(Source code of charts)
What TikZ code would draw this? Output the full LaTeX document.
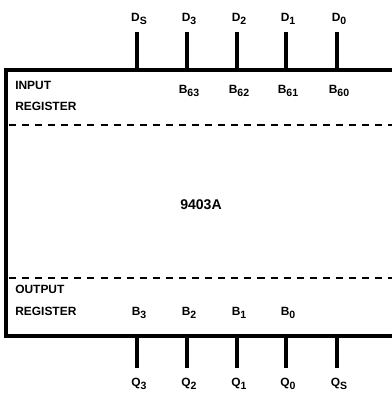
\documentclass[tikz,border=0pt]{standalone}
\usepackage{fontspec}
\setmainfont{Liberation Sans}
\usetikzlibrary{positioning}

\newcommand{\pinsub}[1]{\raisebox{-0.55ex}{\fontsize{7.5}{8}\selectfont #1}}

\tikzset{
  lab/.style={font=\fontsize{8.5}{10}\selectfont\bfseries, inner sep=0pt},
  pinlab/.style={lab},
  pin line/.style={line width=2.2pt},
  box line/.style={line width=2.4pt},
  sep line/.style={line width=1.4pt, dash pattern=on 5pt off 4.3pt}
}

\begin{document}
\begin{tikzpicture}[x=0.025cm, y=-0.025cm]

\useasboundingbox (0,0) rectangle (392,396);

% Chip outline (open on the right)
\draw[box line] (392,70) -- (6,70) -- (6,336) -- (392,336);

% Register boundaries
\draw[sep line] (9,125) -- (392,125);
\draw[sep line] (9,278) -- (392,278);

% Register names
\node[lab, anchor=west] (inreg1) at (15,85) {INPUT};
\node[lab, anchor=west] (inreg2) at (15,106) {REGISTER};
\node[lab, anchor=west] (outreg1) at (15,289) {OUTPUT};
\node[lab, anchor=west] (outreg2) at (15,311) {REGISTER};

% Device name
\node[lab, font=\fontsize{10}{12}\selectfont\bfseries] (dev) at (201,205) {9403A};

% Input pins
\foreach \x/\sub/\n in {137/S/ds, 187/3/d3, 237/2/d2, 286/1/d1, 337/0/d0} {
  \node[pinlab] (\n) at (\x+2,19) {D\pinsub{\sub}};
  \coordinate (\n-a) at (\x,32);
  \coordinate (\n-b) at (\x,70);
  \draw[pin line] (\n-a) -- (\n-b);
}

% Input bits
\foreach \x/\sub/\n in {187/63/b63, 237/62/b62, 286/61/b61, 337/60/b60} {
  \node[pinlab] (\n) at (\x+2,91) {B\pinsub{\sub}};
}

% Output bits
\foreach \x/\sub/\n in {137/3/b3, 187/2/b2, 237/1/b1, 286/0/b0} {
  \node[pinlab] (\n) at (\x+2,313) {B\pinsub{\sub}};
}

% Output pins
\foreach \x/\sub/\n in {137/3/q3, 187/2/q2, 237/1/q1, 286/0/q0, 337/S/qs} {
  \coordinate (\n-a) at (\x,336);
  \coordinate (\n-b) at (\x,368);
  \draw[pin line] (\n-a) -- (\n-b);
  \node[pinlab] (\n) at (\x+2,384) {Q\pinsub{\sub}};
}

\end{tikzpicture}
\end{document}
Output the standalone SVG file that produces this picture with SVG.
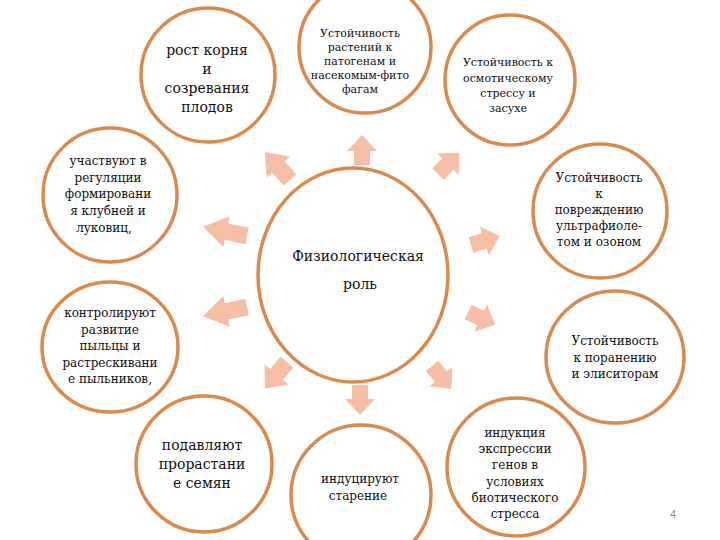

Problem details: Start at the first line of the records and write out everything up to and including the line containing "anchor=west] (outreg2) at". No pictures.

Answer for the task:
What TikZ code would draw this? Output the full LaTeX document.
\documentclass[tikz,border=0pt]{standalone}
\usepackage{fontspec}
\setmainfont{Liberation Sans}
\usetikzlibrary{positioning}

\newcommand{\pinsub}[1]{\raisebox{-0.55ex}{\fontsize{7.5}{8}\selectfont #1}}

\tikzset{
  lab/.style={font=\fontsize{8.5}{10}\selectfont\bfseries, inner sep=0pt},
  pinlab/.style={lab},
  pin line/.style={line width=2.2pt},
  box line/.style={line width=2.4pt},
  sep line/.style={line width=1.4pt, dash pattern=on 5pt off 4.3pt}
}

\begin{document}
\begin{tikzpicture}[x=0.025cm, y=-0.025cm]

\useasboundingbox (0,0) rectangle (392,396);

% Chip outline (open on the right)
\draw[box line] (392,70) -- (6,70) -- (6,336) -- (392,336);

% Register boundaries
\draw[sep line] (9,125) -- (392,125);
\draw[sep line] (9,278) -- (392,278);

% Register names
\node[lab, anchor=west] (inreg1) at (15,85) {INPUT};
\node[lab, anchor=west] (inreg2) at (15,106) {REGISTER};
\node[lab, anchor=west] (outreg1) at (15,289) {OUTPUT};
\node[lab, anchor=west] (outreg2) at (15,311) {REGISTER};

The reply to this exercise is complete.